-- START --

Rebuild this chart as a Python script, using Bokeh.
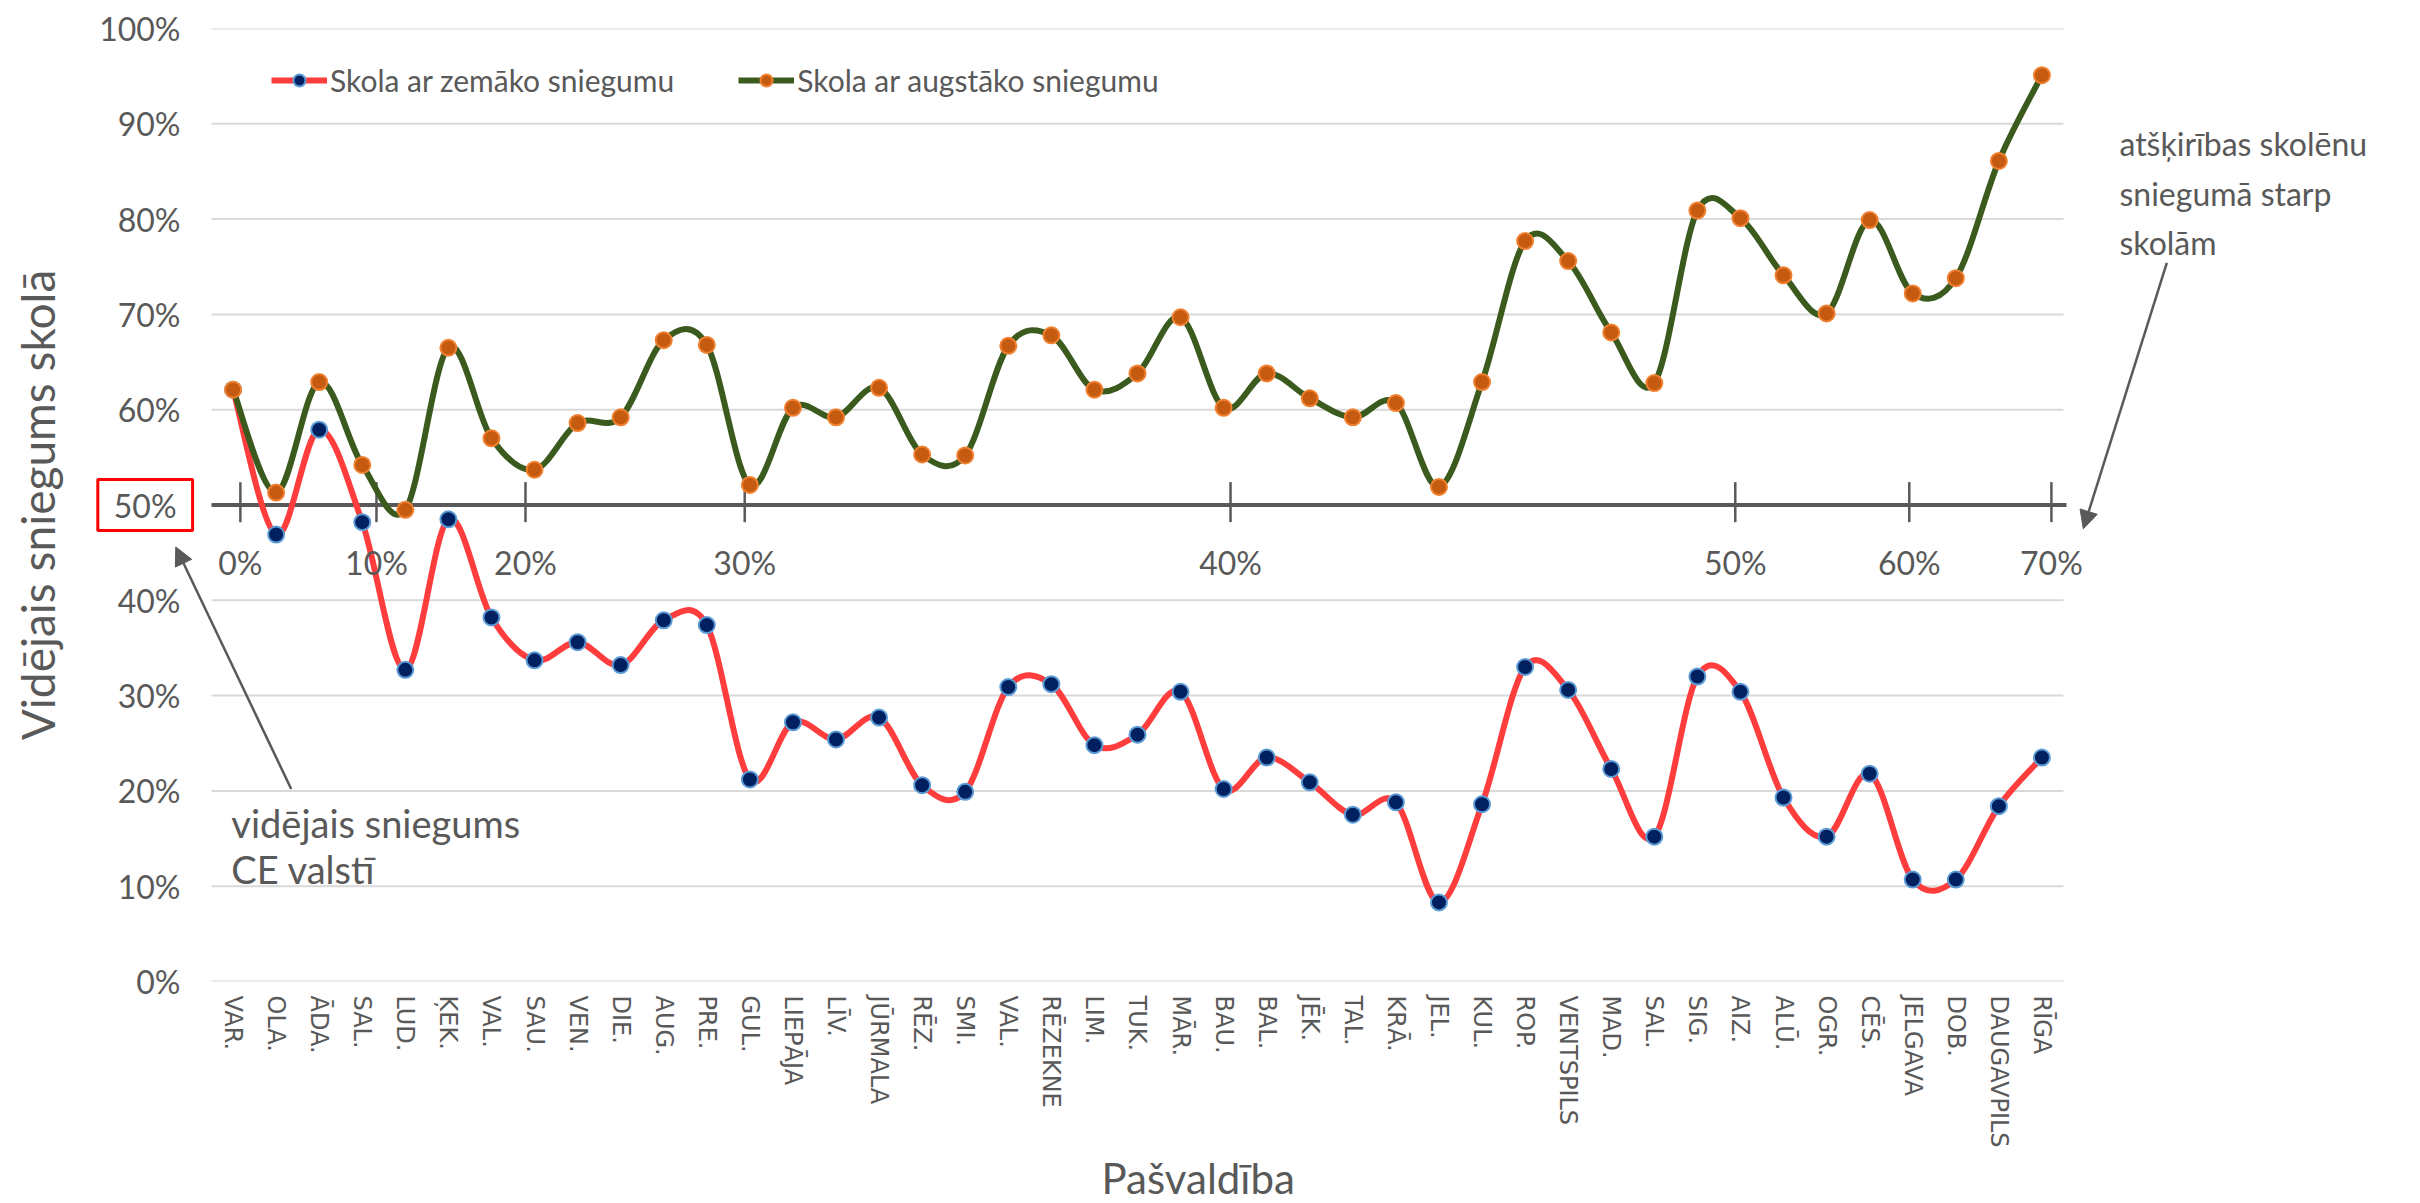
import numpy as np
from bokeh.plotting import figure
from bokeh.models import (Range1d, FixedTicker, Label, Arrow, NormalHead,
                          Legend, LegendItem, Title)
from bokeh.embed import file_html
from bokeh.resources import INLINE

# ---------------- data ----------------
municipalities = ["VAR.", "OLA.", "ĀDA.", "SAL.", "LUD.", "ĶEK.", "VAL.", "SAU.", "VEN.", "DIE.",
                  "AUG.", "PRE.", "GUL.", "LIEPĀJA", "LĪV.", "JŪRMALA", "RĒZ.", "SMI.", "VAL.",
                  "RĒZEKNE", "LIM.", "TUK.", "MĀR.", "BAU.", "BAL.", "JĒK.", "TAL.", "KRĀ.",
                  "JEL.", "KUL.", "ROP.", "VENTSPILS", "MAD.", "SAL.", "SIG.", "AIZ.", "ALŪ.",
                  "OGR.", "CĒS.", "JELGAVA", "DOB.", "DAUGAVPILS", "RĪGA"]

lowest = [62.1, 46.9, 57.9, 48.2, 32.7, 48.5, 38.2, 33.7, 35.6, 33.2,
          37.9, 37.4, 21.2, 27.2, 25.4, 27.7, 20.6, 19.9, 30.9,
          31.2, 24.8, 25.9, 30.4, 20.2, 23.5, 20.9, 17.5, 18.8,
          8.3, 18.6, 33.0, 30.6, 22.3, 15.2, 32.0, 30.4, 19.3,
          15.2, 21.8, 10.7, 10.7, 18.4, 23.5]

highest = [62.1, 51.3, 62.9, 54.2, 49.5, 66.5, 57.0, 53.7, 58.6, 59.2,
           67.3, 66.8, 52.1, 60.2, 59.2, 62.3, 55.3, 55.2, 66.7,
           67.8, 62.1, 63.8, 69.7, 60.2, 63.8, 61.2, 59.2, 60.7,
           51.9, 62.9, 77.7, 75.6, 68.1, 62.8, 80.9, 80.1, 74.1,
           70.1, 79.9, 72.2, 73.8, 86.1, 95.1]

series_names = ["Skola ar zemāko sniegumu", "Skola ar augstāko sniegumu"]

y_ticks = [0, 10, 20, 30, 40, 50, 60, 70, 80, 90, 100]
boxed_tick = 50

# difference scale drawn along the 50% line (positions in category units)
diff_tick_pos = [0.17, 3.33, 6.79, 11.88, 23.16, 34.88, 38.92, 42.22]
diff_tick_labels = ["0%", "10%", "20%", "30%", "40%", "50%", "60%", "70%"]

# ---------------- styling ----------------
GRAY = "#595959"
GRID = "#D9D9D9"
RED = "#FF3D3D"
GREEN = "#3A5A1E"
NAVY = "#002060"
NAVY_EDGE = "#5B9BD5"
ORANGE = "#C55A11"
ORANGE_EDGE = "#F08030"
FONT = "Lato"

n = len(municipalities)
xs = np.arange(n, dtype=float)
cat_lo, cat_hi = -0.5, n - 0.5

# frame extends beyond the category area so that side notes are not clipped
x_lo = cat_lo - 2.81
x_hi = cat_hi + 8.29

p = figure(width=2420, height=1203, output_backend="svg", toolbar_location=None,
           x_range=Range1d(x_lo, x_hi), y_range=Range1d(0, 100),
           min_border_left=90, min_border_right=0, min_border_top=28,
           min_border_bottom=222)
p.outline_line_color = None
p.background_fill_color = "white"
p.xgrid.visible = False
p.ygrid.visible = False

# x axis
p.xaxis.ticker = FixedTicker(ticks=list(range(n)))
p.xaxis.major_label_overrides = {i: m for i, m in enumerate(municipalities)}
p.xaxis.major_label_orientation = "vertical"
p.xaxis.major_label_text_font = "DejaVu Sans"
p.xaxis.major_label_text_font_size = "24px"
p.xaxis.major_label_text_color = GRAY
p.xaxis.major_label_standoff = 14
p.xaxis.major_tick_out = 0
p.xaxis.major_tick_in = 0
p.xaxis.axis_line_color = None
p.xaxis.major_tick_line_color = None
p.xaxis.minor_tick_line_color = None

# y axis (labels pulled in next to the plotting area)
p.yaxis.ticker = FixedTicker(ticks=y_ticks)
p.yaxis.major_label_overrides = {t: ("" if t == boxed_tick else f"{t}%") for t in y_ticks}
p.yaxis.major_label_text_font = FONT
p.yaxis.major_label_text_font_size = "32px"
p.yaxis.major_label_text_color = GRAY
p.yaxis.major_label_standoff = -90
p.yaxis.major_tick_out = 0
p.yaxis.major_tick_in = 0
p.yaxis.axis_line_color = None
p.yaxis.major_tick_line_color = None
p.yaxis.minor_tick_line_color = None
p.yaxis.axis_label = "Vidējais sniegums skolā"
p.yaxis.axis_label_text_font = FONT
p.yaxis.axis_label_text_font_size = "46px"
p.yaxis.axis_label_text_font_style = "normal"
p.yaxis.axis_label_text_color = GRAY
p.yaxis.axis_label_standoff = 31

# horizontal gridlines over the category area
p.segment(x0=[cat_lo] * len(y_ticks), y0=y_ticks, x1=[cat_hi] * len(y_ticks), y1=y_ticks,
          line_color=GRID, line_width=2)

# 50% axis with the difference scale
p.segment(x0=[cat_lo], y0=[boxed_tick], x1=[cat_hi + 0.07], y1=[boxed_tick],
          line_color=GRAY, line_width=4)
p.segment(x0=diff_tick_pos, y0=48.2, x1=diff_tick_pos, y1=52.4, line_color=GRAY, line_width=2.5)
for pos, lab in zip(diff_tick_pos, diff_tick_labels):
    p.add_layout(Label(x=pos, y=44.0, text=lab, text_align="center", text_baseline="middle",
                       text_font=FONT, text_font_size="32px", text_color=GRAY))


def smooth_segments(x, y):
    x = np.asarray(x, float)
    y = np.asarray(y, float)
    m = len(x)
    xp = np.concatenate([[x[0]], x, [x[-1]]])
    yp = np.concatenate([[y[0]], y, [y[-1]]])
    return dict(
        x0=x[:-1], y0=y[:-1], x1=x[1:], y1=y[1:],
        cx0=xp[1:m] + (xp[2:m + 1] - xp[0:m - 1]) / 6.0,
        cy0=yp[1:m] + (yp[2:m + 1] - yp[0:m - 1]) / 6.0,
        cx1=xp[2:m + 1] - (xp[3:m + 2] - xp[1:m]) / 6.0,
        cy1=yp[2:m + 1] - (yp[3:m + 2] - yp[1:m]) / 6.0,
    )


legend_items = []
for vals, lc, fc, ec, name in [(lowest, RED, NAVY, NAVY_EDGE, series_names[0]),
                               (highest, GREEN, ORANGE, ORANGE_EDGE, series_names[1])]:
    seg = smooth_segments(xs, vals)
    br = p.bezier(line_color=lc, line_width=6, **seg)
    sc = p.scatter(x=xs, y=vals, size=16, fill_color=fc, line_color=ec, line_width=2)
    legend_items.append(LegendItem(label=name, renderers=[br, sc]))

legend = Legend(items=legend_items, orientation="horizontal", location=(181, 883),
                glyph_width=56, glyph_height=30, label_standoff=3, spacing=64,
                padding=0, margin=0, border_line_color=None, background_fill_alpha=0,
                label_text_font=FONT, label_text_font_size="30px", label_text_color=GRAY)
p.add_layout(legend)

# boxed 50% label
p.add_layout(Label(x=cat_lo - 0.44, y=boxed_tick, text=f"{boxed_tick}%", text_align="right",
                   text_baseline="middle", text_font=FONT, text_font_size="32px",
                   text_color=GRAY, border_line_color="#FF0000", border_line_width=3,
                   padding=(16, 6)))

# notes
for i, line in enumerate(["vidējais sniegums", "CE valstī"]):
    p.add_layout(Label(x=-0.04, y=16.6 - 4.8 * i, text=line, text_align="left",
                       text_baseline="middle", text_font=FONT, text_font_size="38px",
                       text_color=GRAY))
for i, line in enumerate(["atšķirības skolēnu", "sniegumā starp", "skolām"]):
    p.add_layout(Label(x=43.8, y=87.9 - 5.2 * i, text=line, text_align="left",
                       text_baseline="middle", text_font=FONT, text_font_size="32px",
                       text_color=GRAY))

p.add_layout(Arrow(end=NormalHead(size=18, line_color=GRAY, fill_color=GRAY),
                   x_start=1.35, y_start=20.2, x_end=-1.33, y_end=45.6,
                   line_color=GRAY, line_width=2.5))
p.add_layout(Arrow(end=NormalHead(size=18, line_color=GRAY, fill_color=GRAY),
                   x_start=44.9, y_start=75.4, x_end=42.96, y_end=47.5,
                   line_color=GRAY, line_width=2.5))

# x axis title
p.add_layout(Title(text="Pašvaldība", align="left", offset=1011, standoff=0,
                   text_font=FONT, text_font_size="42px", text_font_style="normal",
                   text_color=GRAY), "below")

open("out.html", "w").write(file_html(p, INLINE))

-- END --

Leave out any pictures, please, and quote only the lines from the top of the data through the line that contains "from bokeh.resources import INLINE".

Rebuild this chart as a Python script, using Bokeh.
import numpy as np
from bokeh.plotting import figure
from bokeh.models import (Range1d, FixedTicker, Label, Arrow, NormalHead,
                          Legend, LegendItem, Title)
from bokeh.embed import file_html
from bokeh.resources import INLINE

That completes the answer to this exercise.